Ariel, edited by her estranged husband Ted Hughes, was the first of her works to be published after she died; it features some of her most famous poems, including “Lady Lazarus,” “Tulips,” and “Daddy,” and remains one of her most-enduring works. A restored edition that incorporated poems Hughes had excised and reinstated Plath’s original arrangement was published in 2004.
10. The Millennium Series // Stieg Larsson
Swedish journalist Stieg Larsson started writing his planned 10-book series in 2002 and waited until he had the first two books written (and the third partially written, which he later completed) before submitting them to publishers. He died of a heart attack in 2004 before any of them were released.
The first book of the series, titled Män som hatar kvinnor (Men Who Hate Women) in Swedish, was published the year after Larsson’s death. It was translated into English and published under the title The Girl with the Dragon Tattoo three years later. The series became a bona fide phenomenon around the world: It sold more than 80 million copies and was adapted into multiple films.
The Millennium Series has continued after Larsson’s original books: Journalist David Lagercrantz penned the fourth, fifth, and sixth books in the series, and author Karin Smirnoff has been tapped to write additional books.
11. Juneteenth // Ralph Ellison
Ralph Ellison began working on Juneteenth just a few years after his first novel, The Invisible Man, was released in 1952—but despite publishing eight excerpts of the manuscript, reading portions of it at lectures, and putting in decades of work, Juneteenth wasn’t published during Ellison’s lifetime.
The author said he was bedeviled by writer’s block “as big as the Ritz and as stubborn as a grease spot on a gabardine suit,” and in 1967, “a good part of the novel”—Ellison would later claim it was some 360 pages, and then 500—was burned in a fire at his Plainfield, Massachusetts, home. (Ellison’s biographer, Arnold Rampersand, has cast doubt on this claim, however; he writes that Ellison hadn’t done much work on Juneteenth during the summer of the fire, and right after the blaze wrote to a friend that he “fortunately had a full copy” of what he had written previously.)

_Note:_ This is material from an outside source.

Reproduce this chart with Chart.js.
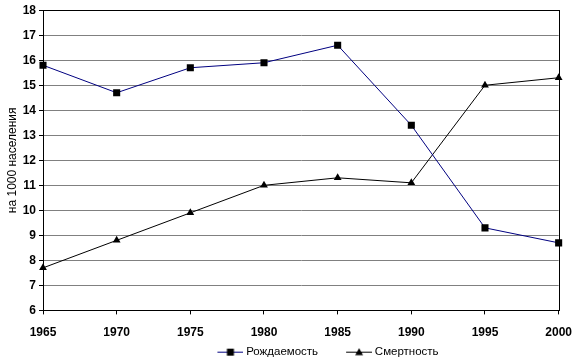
<!DOCTYPE html>
<html><head><meta charset="utf-8">
<script src="https://cdn.jsdelivr.net/npm/chart.js@4"></script>
<style>html,body{margin:0;padding:0;background:#fff}#wrap{width:583px;height:364px}</style>
</head><body><div id="wrap"><canvas id="c" width="583" height="364"></canvas></div>
<script>
const years = ['1965','1970','1975','1980','1985','1990','1995','2000'];
const birthRate = [15.8, 14.7, 15.7, 15.9, 16.6, 13.4, 9.3, 8.7];
const deathRate = [7.7, 8.8, 9.9, 11.0, 11.3, 11.1, 15.0, 15.3];
const seriesNames = ['Рождаемость', 'Смертность'];
const yTitle = 'на 1000 населения';

function legendIcon(color, shape){
  const c = document.createElement('canvas'); c.width = 56; c.height = 9;
  const x = c.getContext('2d');
  x.strokeStyle = color; x.lineWidth = 1;
  x.beginPath(); x.moveTo(30, 4.5); x.lineTo(56, 4.5); x.stroke();
  x.fillStyle = '#000';
  if (shape === 'rect') { x.fillRect(39.5, 1, 7, 7); }
  else { x.beginPath(); x.moveTo(43, 0.5); x.lineTo(47, 7.5); x.lineTo(39, 7.5); x.closePath(); x.fill(); }
  return c;
}
const icons = [legendIcon('#000080','rect'), legendIcon('#000','tri')];

const layoutPlugin = {
  id: 'layoutTweaks',
  beforeLayout(chart){
    const lg = chart.legend;
    if (lg && !lg._patched){
      const f = lg.fit.bind(lg);
      lg.fit = function(){ f(); this.height = 25.6; };
      lg._patched = true;
    }
  },
  beforeDraw(chart){
    const lg = chart.legend; if (lg) { lg.left += 34; lg.right += 34; lg.top += 9; lg.bottom += 9; }
  },
  beforeDatasetsDraw(chart){
    const a = chart.chartArea, ctx = chart.ctx;
    ctx.save(); ctx.strokeStyle = '#000'; ctx.lineWidth = 1;
    ctx.strokeRect(Math.round(a.left)+0.5, Math.round(a.top)+0.5, Math.round(a.right-a.left), Math.round(a.bottom-a.top));
    ctx.restore();
  }
};

new Chart(document.getElementById('c'), {
  type: 'line',
  data: { labels: years, datasets: [
    { label: seriesNames[0], data: birthRate, borderColor: '#000080', backgroundColor: '#000', borderWidth: 1,
      pointStyle: 'rect', pointRadius: 5, pointBorderWidth: 0, pointBackgroundColor: '#000', tension: 0 },
    { label: seriesNames[1], data: deathRate, borderColor: '#000', backgroundColor: '#000', borderWidth: 1,
      pointStyle: 'triangle', pointRadius: 4.5, pointBorderWidth: 0, pointBackgroundColor: '#000', tension: 0 }
  ]},
  options: {
    responsive: false, animation: false, devicePixelRatio: 1,
    layout: { padding: { left: 0, right: 22, top: 4, bottom: 2 } },
    plugins: {
      tooltip: { enabled: false },
      legend: { position: 'bottom',
        labels: { usePointStyle: true, pointStyleWidth: 50, padding: 1, color: '#000',
          font: { family: 'Liberation Sans, Arial, sans-serif', size: 11.5 },
          generateLabels(chart){
            return chart.data.datasets.map((d,i)=>({ text: d.label, pointStyle: icons[i], datasetIndex: i,
              fillStyle: '#000', strokeStyle: '#000', lineWidth: 0, fontColor: '#000' }));
          } } }
    },
    scales: {
      x: { offset: false,
        afterFit(s){ s.height = 26; },
        grid: { display: true, drawOnChartArea: false, color: '#000', tickLength: 4 },
        border: { color: '#000' },
        ticks: { color: '#000', maxRotation: 0, padding: 11, font: { family: 'Liberation Sans, Arial, sans-serif', size: 12, weight: 'bold' } } },
      y: { min: 6, max: 18,
        afterFit(s){ s.width = 43; },
        grid: { color: '#808080', tickColor: '#000', tickLength: 4 },
        border: { color: '#000' },
        ticks: { stepSize: 1, color: '#000', padding: 3, font: { family: 'Liberation Sans, Arial, sans-serif', size: 12, weight: 'bold' } },
        title: { display: true, text: yTitle, color: '#000', padding: { top: 5, bottom: 0 }, font: { family: 'Liberation Sans, Arial, sans-serif', size: 12 } } }
    }
  },
  plugins: [layoutPlugin]
});
</script></body></html>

Despite these setbacks, Ellison left behind more than 2000 pages worth of material when he died in 1994 at age 80. But the novel ultimately wasn’t published until 1999, after being edited by John F. Callahan to a more digestible 354 pages. A more complete version called Three Days Before The Shooting ..., which clocked in at 1101 pages, was released in 2010.
12., 13., and 14. Amerika, The Trial, and The Castle // Franz Kafka
After completing his education, Franz Kafka worked as an insurance agent until he became too sick to work due to tuberculosis, which he succumbed to in 1924 at age 40. In his spare time, he wrote extensively. While he was alive, Kafka published a number of short stories—he even released a book of them, titled Betrachtung, in 1913—as well as the novellas The Metamorphosis (1915) and In the Penal Colony (1919). But none of his novels were published during his lifetime.
Kafka left his estate to his friend, author Max Brod, whom he instructed to destroy his work. Instead, Brod published the majority of what Kafka had left behind, including three novels—The Trial (1925), The Castle (1926), and Amerika (1927)—all of which are now considered classics.